──────── DATA LINES ────────

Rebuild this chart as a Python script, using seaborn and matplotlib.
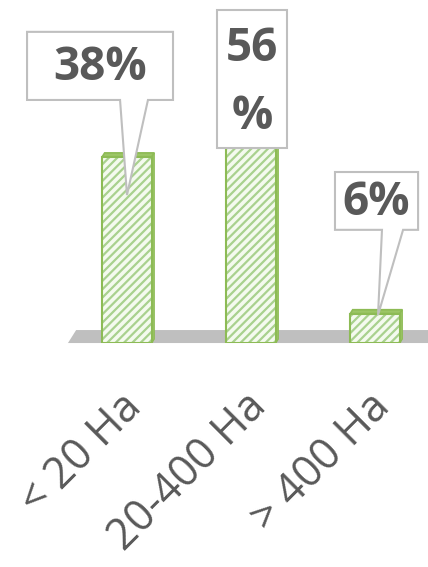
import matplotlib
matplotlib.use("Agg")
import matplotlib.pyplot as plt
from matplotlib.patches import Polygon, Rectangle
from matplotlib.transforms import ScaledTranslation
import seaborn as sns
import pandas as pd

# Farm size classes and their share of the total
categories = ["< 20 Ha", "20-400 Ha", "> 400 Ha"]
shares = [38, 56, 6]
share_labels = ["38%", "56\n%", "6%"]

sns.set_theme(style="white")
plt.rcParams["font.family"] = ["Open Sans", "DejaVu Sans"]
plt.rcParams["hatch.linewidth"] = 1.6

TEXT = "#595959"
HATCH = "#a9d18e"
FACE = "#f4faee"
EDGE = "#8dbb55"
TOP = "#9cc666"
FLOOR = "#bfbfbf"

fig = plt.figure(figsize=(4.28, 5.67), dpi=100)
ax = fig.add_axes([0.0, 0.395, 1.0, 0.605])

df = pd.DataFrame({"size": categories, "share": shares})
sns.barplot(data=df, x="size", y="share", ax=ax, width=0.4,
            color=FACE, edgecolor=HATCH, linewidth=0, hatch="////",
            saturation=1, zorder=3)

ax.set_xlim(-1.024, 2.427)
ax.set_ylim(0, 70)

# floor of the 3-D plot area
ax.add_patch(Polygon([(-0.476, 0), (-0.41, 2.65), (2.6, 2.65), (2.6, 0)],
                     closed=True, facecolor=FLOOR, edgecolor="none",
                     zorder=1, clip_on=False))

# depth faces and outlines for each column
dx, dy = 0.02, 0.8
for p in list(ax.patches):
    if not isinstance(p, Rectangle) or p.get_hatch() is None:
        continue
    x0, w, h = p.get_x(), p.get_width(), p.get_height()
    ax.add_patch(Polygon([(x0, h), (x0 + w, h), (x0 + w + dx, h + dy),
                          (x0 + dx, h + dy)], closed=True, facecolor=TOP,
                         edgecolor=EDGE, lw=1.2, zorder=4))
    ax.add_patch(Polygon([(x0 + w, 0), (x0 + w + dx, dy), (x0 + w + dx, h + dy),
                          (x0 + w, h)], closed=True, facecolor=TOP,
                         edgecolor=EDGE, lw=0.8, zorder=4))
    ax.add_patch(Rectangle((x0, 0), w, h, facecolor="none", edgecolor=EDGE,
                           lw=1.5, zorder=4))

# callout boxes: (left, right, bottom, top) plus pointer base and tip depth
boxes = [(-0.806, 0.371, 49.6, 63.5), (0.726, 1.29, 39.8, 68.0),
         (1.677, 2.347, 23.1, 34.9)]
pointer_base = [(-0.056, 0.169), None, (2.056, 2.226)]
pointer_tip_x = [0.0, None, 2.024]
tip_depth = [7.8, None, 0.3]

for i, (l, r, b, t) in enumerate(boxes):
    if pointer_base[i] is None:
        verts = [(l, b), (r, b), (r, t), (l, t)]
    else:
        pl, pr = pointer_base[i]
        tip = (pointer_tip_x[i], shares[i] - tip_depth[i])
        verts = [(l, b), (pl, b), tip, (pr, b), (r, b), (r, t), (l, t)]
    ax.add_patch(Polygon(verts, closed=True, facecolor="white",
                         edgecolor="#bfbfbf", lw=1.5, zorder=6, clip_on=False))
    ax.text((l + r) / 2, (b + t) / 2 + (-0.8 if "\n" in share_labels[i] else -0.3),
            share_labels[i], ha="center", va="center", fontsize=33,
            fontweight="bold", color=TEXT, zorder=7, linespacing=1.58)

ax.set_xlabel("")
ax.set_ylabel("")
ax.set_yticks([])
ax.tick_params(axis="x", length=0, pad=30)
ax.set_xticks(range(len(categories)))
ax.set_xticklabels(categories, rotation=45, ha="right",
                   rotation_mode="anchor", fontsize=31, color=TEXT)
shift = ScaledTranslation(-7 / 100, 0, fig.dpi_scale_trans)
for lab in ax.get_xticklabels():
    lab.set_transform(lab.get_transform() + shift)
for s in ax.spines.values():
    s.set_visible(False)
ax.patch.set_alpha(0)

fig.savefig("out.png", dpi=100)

────────

▶ TO BE DONE
Your copy of the data should match it exactly, except that pictures are left out.

▶ OUTPUT FOR THIS TASK
Rebuild this chart as a Python script, using seaborn and matplotlib.
import matplotlib
matplotlib.use("Agg")
import matplotlib.pyplot as plt
from matplotlib.patches import Polygon, Rectangle
from matplotlib.transforms import ScaledTranslation
import seaborn as sns
import pandas as pd

# Farm size classes and their share of the total
categories = ["< 20 Ha", "20-400 Ha", "> 400 Ha"]
shares = [38, 56, 6]
share_labels = ["38%", "56\n%", "6%"]

sns.set_theme(style="white")
plt.rcParams["font.family"] = ["Open Sans", "DejaVu Sans"]
plt.rcParams["hatch.linewidth"] = 1.6

TEXT = "#595959"
HATCH = "#a9d18e"
FACE = "#f4faee"
EDGE = "#8dbb55"
TOP = "#9cc666"
FLOOR = "#bfbfbf"

fig = plt.figure(figsize=(4.28, 5.67), dpi=100)
ax = fig.add_axes([0.0, 0.395, 1.0, 0.605])

df = pd.DataFrame({"size": categories, "share": shares})
sns.barplot(data=df, x="size", y="share", ax=ax, width=0.4,
            color=FACE, edgecolor=HATCH, linewidth=0, hatch="////",
            saturation=1, zorder=3)

ax.set_xlim(-1.024, 2.427)
ax.set_ylim(0, 70)

# floor of the 3-D plot area
ax.add_patch(Polygon([(-0.476, 0), (-0.41, 2.65), (2.6, 2.65), (2.6, 0)],
                     closed=True, facecolor=FLOOR, edgecolor="none",
                     zorder=1, clip_on=False))

# depth faces and outlines for each column
dx, dy = 0.02, 0.8
for p in list(ax.patches):
    if not isinstance(p, Rectangle) or p.get_hatch() is None:
        continue
    x0, w, h = p.get_x(), p.get_width(), p.get_height()
    ax.add_patch(Polygon([(x0, h), (x0 + w, h), (x0 + w + dx, h + dy),
                          (x0 + dx, h + dy)], closed=True, facecolor=TOP,
                         edgecolor=EDGE, lw=1.2, zorder=4))
    ax.add_patch(Polygon([(x0 + w, 0), (x0 + w + dx, dy), (x0 + w + dx, h + dy),
                          (x0 + w, h)], closed=True, facecolor=TOP,
                         edgecolor=EDGE, lw=0.8, zorder=4))
    ax.add_patch(Rectangle((x0, 0), w, h, facecolor="none", edgecolor=EDGE,
                           lw=1.5, zorder=4))

# callout boxes: (left, right, bottom, top) plus pointer base and tip depth
boxes = [(-0.806, 0.371, 49.6, 63.5), (0.726, 1.29, 39.8, 68.0),
         (1.677, 2.347, 23.1, 34.9)]
pointer_base = [(-0.056, 0.169), None, (2.056, 2.226)]
pointer_tip_x = [0.0, None, 2.024]
tip_depth = [7.8, None, 0.3]

for i, (l, r, b, t) in enumerate(boxes):
    if pointer_base[i] is None:
        verts = [(l, b), (r, b), (r, t), (l, t)]
    else:
        pl, pr = pointer_base[i]
        tip = (pointer_tip_x[i], shares[i] - tip_depth[i])
        verts = [(l, b), (pl, b), tip, (pr, b), (r, b), (r, t), (l, t)]
    ax.add_patch(Polygon(verts, closed=True, facecolor="white",
                         edgecolor="#bfbfbf", lw=1.5, zorder=6, clip_on=False))
    ax.text((l + r) / 2, (b + t) / 2 + (-0.8 if "\n" in share_labels[i] else -0.3),
            share_labels[i], ha="center", va="center", fontsize=33,
            fontweight="bold", color=TEXT, zorder=7, linespacing=1.58)

ax.set_xlabel("")
ax.set_ylabel("")
ax.set_yticks([])
ax.tick_params(axis="x", length=0, pad=30)
ax.set_xticks(range(len(categories)))
ax.set_xticklabels(categories, rotation=45, ha="right",
                   rotation_mode="anchor", fontsize=31, color=TEXT)
shift = ScaledTranslation(-7 / 100, 0, fig.dpi_scale_trans)
for lab in ax.get_xticklabels():
    lab.set_transform(lab.get_transform() + shift)
for s in ax.spines.values():
    s.set_visible(False)
ax.patch.set_alpha(0)

fig.savefig("out.png", dpi=100)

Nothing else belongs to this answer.